■ **The records**:

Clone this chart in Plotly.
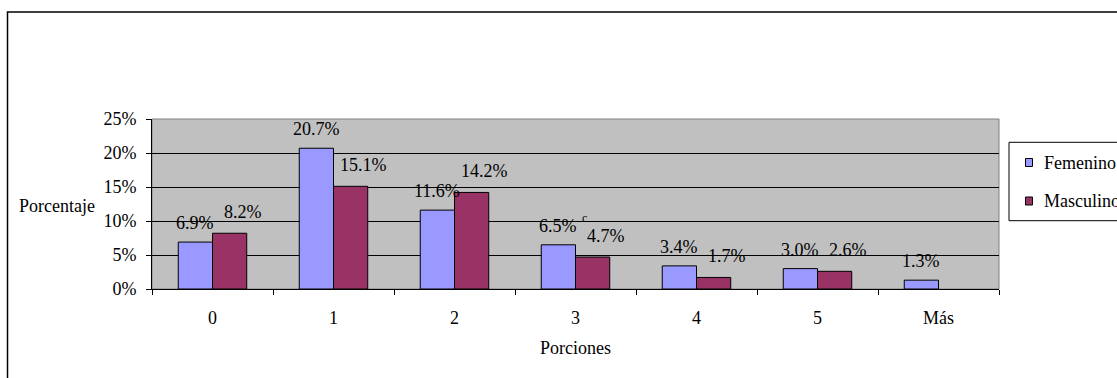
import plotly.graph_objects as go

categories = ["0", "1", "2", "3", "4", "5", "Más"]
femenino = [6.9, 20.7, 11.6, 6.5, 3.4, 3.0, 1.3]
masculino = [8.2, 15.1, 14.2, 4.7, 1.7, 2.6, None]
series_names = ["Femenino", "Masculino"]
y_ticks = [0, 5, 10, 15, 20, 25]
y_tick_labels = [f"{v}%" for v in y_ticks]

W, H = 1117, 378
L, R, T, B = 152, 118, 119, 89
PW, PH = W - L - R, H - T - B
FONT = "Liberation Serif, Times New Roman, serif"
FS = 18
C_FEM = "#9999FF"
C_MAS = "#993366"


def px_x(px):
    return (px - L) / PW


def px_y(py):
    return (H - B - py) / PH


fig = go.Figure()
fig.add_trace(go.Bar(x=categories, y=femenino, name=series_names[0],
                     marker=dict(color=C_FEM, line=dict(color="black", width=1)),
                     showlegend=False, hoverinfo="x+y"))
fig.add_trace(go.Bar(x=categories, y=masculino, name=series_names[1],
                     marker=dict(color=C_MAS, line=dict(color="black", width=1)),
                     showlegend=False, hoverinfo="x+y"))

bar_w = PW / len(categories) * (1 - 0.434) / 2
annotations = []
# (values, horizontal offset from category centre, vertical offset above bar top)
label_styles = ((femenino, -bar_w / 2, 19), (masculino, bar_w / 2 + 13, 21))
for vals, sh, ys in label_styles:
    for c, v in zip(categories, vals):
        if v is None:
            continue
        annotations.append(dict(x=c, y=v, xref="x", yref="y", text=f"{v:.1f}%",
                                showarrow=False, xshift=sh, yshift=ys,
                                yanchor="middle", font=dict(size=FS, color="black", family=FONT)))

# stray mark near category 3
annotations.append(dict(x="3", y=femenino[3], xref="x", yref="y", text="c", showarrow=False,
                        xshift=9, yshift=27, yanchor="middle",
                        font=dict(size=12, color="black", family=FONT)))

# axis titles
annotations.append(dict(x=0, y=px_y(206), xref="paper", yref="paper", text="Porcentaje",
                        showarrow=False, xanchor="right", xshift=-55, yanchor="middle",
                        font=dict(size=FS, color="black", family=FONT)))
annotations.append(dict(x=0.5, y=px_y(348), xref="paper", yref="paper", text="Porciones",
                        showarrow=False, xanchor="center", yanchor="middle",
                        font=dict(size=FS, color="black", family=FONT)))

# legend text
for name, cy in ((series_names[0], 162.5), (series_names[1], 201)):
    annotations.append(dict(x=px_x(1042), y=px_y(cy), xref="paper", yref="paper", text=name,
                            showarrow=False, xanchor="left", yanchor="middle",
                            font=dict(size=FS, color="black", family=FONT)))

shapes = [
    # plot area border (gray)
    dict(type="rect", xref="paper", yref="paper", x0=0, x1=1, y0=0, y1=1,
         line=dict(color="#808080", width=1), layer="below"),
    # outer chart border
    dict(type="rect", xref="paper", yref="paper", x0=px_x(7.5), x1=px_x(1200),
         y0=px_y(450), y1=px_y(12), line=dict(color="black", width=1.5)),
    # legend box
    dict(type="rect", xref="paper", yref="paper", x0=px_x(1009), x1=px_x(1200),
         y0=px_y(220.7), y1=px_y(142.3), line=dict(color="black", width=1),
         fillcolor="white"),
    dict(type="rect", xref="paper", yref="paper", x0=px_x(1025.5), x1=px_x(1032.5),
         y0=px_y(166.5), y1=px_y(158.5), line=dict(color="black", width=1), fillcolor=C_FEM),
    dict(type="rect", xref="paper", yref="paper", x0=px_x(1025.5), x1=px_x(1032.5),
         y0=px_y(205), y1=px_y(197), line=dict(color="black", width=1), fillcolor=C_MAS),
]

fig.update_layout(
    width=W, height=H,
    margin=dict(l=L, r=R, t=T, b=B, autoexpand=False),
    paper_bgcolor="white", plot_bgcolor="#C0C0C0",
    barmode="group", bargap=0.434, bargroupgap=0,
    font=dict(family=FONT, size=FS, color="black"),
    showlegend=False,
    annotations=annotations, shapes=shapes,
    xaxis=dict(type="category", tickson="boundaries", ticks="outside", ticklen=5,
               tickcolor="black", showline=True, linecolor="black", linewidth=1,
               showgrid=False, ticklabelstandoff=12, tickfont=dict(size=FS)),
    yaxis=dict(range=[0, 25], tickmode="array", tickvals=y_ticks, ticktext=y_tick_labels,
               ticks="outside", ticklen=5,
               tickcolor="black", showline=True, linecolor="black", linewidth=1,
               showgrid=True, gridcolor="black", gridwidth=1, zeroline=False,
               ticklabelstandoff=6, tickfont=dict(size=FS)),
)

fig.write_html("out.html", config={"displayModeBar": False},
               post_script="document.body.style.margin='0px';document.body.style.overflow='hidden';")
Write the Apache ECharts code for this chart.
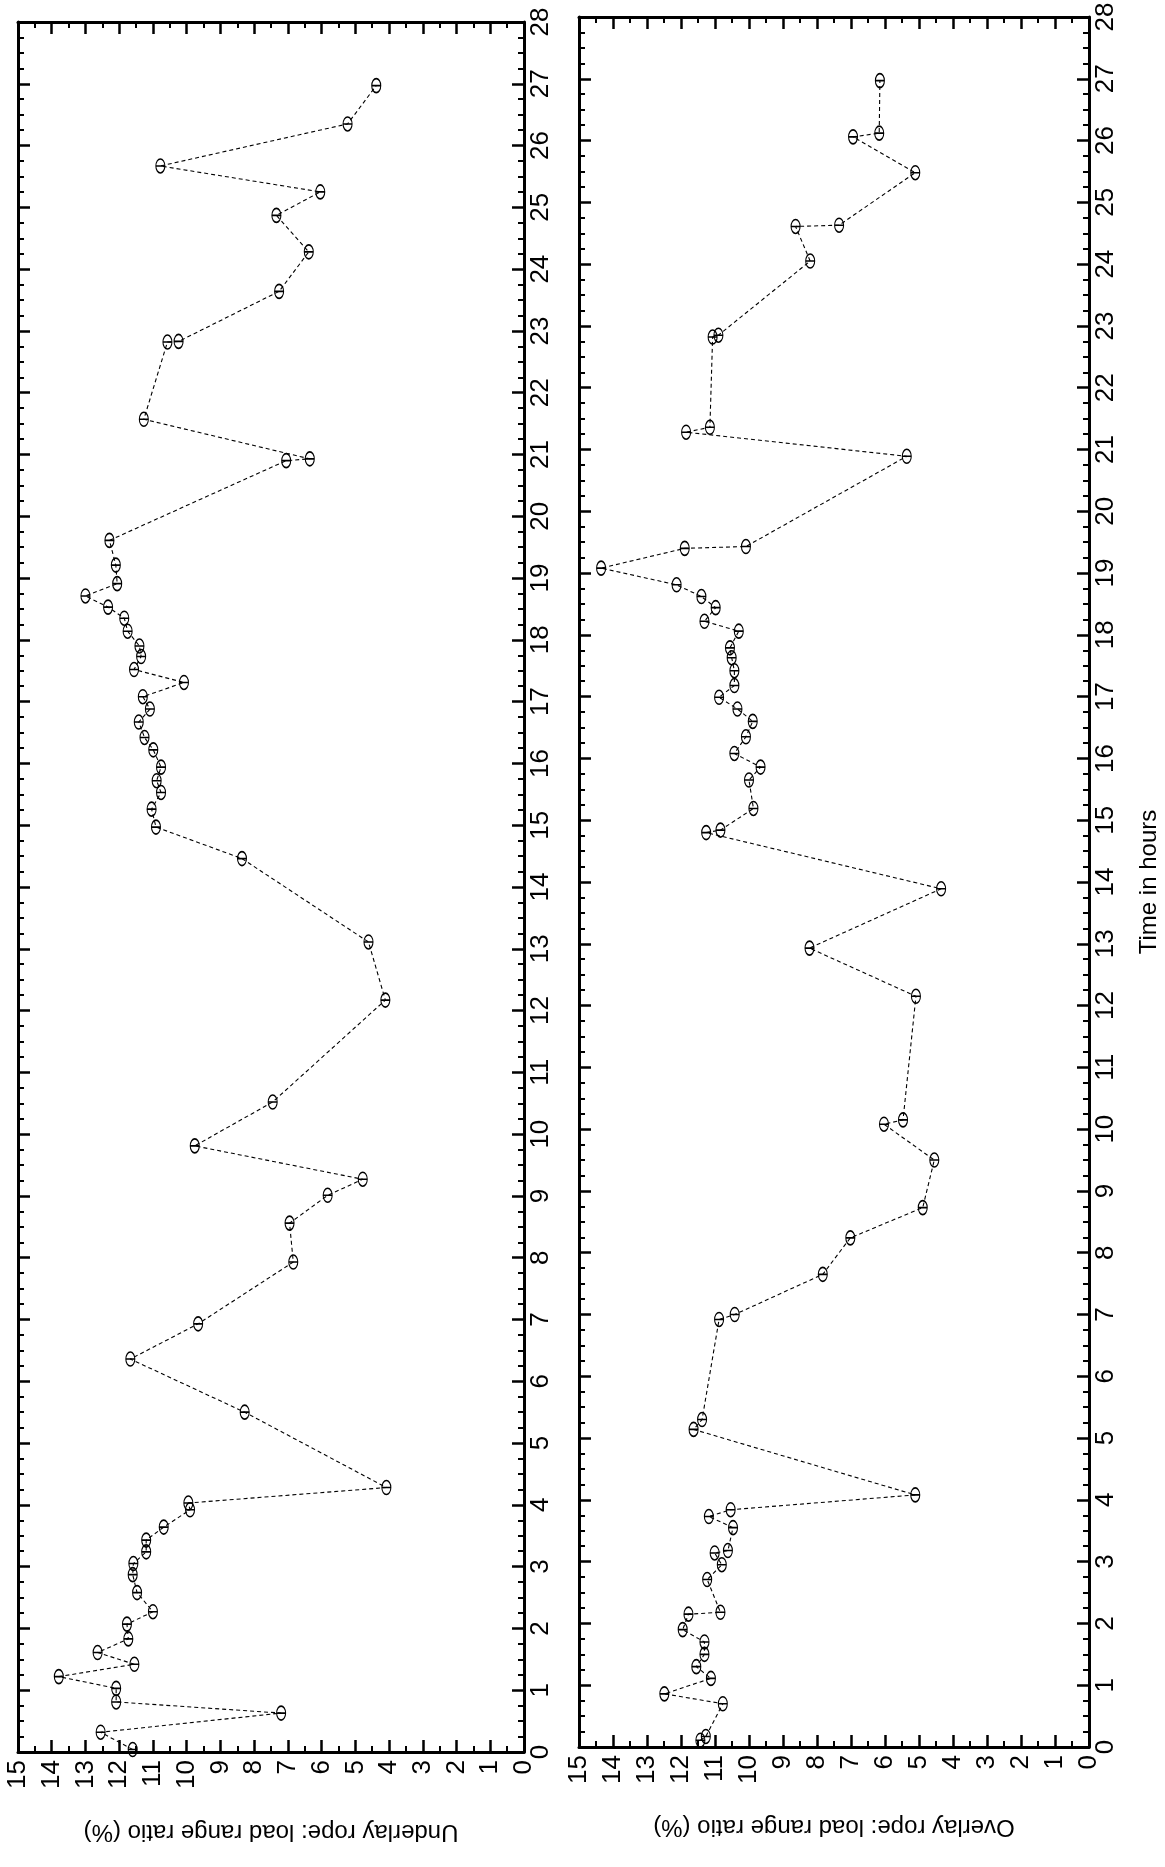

■ **Direction**:
Quote the data above in full, leaving out the pictures it holds.

■ **The response**:
Clone this chart in Plotly.
import plotly.graph_objects as go

categories = ["0", "1", "2", "3", "4", "5", "Más"]
femenino = [6.9, 20.7, 11.6, 6.5, 3.4, 3.0, 1.3]
masculino = [8.2, 15.1, 14.2, 4.7, 1.7, 2.6, None]
series_names = ["Femenino", "Masculino"]
y_ticks = [0, 5, 10, 15, 20, 25]
y_tick_labels = [f"{v}%" for v in y_ticks]

W, H = 1117, 378
L, R, T, B = 152, 118, 119, 89
PW, PH = W - L - R, H - T - B
FONT = "Liberation Serif, Times New Roman, serif"
FS = 18
C_FEM = "#9999FF"
C_MAS = "#993366"


def px_x(px):
    return (px - L) / PW


def px_y(py):
    return (H - B - py) / PH


fig = go.Figure()
fig.add_trace(go.Bar(x=categories, y=femenino, name=series_names[0],
                     marker=dict(color=C_FEM, line=dict(color="black", width=1)),
                     showlegend=False, hoverinfo="x+y"))
fig.add_trace(go.Bar(x=categories, y=masculino, name=series_names[1],
                     marker=dict(color=C_MAS, line=dict(color="black", width=1)),
                     showlegend=False, hoverinfo="x+y"))

bar_w = PW / len(categories) * (1 - 0.434) / 2
annotations = []
# (values, horizontal offset from category centre, vertical offset above bar top)
label_styles = ((femenino, -bar_w / 2, 19), (masculino, bar_w / 2 + 13, 21))
for vals, sh, ys in label_styles:
    for c, v in zip(categories, vals):
        if v is None:
            continue
        annotations.append(dict(x=c, y=v, xref="x", yref="y", text=f"{v:.1f}%",
                                showarrow=False, xshift=sh, yshift=ys,
                                yanchor="middle", font=dict(size=FS, color="black", family=FONT)))

# stray mark near category 3
annotations.append(dict(x="3", y=femenino[3], xref="x", yref="y", text="c", showarrow=False,
                        xshift=9, yshift=27, yanchor="middle",
                        font=dict(size=12, color="black", family=FONT)))

# axis titles
annotations.append(dict(x=0, y=px_y(206), xref="paper", yref="paper", text="Porcentaje",
                        showarrow=False, xanchor="right", xshift=-55, yanchor="middle",
                        font=dict(size=FS, color="black", family=FONT)))
annotations.append(dict(x=0.5, y=px_y(348), xref="paper", yref="paper", text="Porciones",
                        showarrow=False, xanchor="center", yanchor="middle",
                        font=dict(size=FS, color="black", family=FONT)))

# legend text
for name, cy in ((series_names[0], 162.5), (series_names[1], 201)):
    annotations.append(dict(x=px_x(1042), y=px_y(cy), xref="paper", yref="paper", text=name,
                            showarrow=False, xanchor="left", yanchor="middle",
                            font=dict(size=FS, color="black", family=FONT)))

shapes = [
    # plot area border (gray)
    dict(type="rect", xref="paper", yref="paper", x0=0, x1=1, y0=0, y1=1,
         line=dict(color="#808080", width=1), layer="below"),
    # outer chart border
    dict(type="rect", xref="paper", yref="paper", x0=px_x(7.5), x1=px_x(1200),
         y0=px_y(450), y1=px_y(12), line=dict(color="black", width=1.5)),
    # legend box
    dict(type="rect", xref="paper", yref="paper", x0=px_x(1009), x1=px_x(1200),
         y0=px_y(220.7), y1=px_y(142.3), line=dict(color="black", width=1),
         fillcolor="white"),
    dict(type="rect", xref="paper", yref="paper", x0=px_x(1025.5), x1=px_x(1032.5),
         y0=px_y(166.5), y1=px_y(158.5), line=dict(color="black", width=1), fillcolor=C_FEM),
    dict(type="rect", xref="paper", yref="paper", x0=px_x(1025.5), x1=px_x(1032.5),
         y0=px_y(205), y1=px_y(197), line=dict(color="black", width=1), fillcolor=C_MAS),
]

fig.update_layout(
    width=W, height=H,
    margin=dict(l=L, r=R, t=T, b=B, autoexpand=False),
    paper_bgcolor="white", plot_bgcolor="#C0C0C0",
    barmode="group", bargap=0.434, bargroupgap=0,
    font=dict(family=FONT, size=FS, color="black"),
    showlegend=False,
    annotations=annotations, shapes=shapes,
    xaxis=dict(type="category", tickson="boundaries", ticks="outside", ticklen=5,
               tickcolor="black", showline=True, linecolor="black", linewidth=1,
               showgrid=False, ticklabelstandoff=12, tickfont=dict(size=FS)),
    yaxis=dict(range=[0, 25], tickmode="array", tickvals=y_ticks, ticktext=y_tick_labels,
               ticks="outside", ticklen=5,
               tickcolor="black", showline=True, linecolor="black", linewidth=1,
               showgrid=True, gridcolor="black", gridwidth=1, zeroline=False,
               ticklabelstandoff=6, tickfont=dict(size=FS)),
)

fig.write_html("out.html", config={"displayModeBar": False},
               post_script="document.body.style.margin='0px';document.body.style.overflow='hidden';")
Write the Apache ECharts code for this chart.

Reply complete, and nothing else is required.